I can remember the days when I would start the first chapter of one of my books, then stop halfway through and rewrite it then repeat the process, I never got anything done like that. That's why I decided to just trudge through the 'horribleness' of it all until I had the rough draft completed, now I can go back and write the second draft, third draft etc.






> We're not talking about writing on the internet, but about you, and your novel, and the writing process.
> 
> His warning, as well as Shadowwalker's, seems to be lost to you. How many writers have said the exact same thing? An epic epiphany that they hold in such high regard and jealously hide from anyone else, as if it was fine gold...
> 
> ...



There is a reason their advice has been lost to me, because it does not apply to me. When Celestia embraces you tenderly and whispers softly in your ear, unfurling her secrets to you, you do well to listen.

If you want to help me write my story, bear or wolf?


----------



## InstituteMan (May 13, 2015)

Sage Celestine said:


> There is a reason their advice has been lost to me, because it does not apply to me. When Celestia embraces you tenderly and whispers softly in your ear, unfurling her secrets to you, you do well to listen.



Duly noted. Good luck.


----------



## Sam (May 14, 2015)

> A discovery not an invention, and it is of such magnanimity that a  certain degree of discretion would be advised until I can write a proper  story. I fear I would kill a legend otherwise, and so my hope is simply  to supplant the traditional story with another one that would do the  legend justice.

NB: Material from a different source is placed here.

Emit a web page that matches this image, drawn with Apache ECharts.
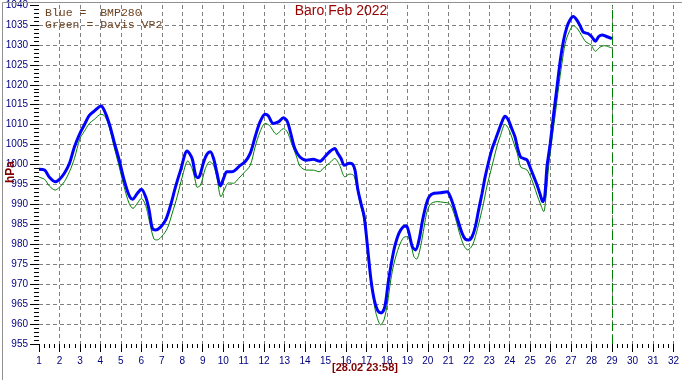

You would be best served coming away from this belief as soon as possible. 

Basically, you're saying your idea is so wonderfully unique and legendary that you cannot share it with us mere mortals. I've heard it hundreds of times and I've yet to see anyone actually back it up. Ever. 

Ralph Ellison thought he had the most unique and amazing story with _The Invisible Man, _but Dostoyevsky beat him to the punch by almost one hundred years with _Notes From Underground. _

I'm not trying to rain on your parade. Just trying to make you realise something important.


----------



## Gavrushka (May 14, 2015)

I've a feeling the OP may have a very harsh reality to face, and it won't get any easier for delaying. - From experience, I know that self-proclamation of my worth was followed by a legendary fall into a huge greasy tub of reality. It's wasn't easy finding out I was crap when I thought myself a man-god of the literary world. 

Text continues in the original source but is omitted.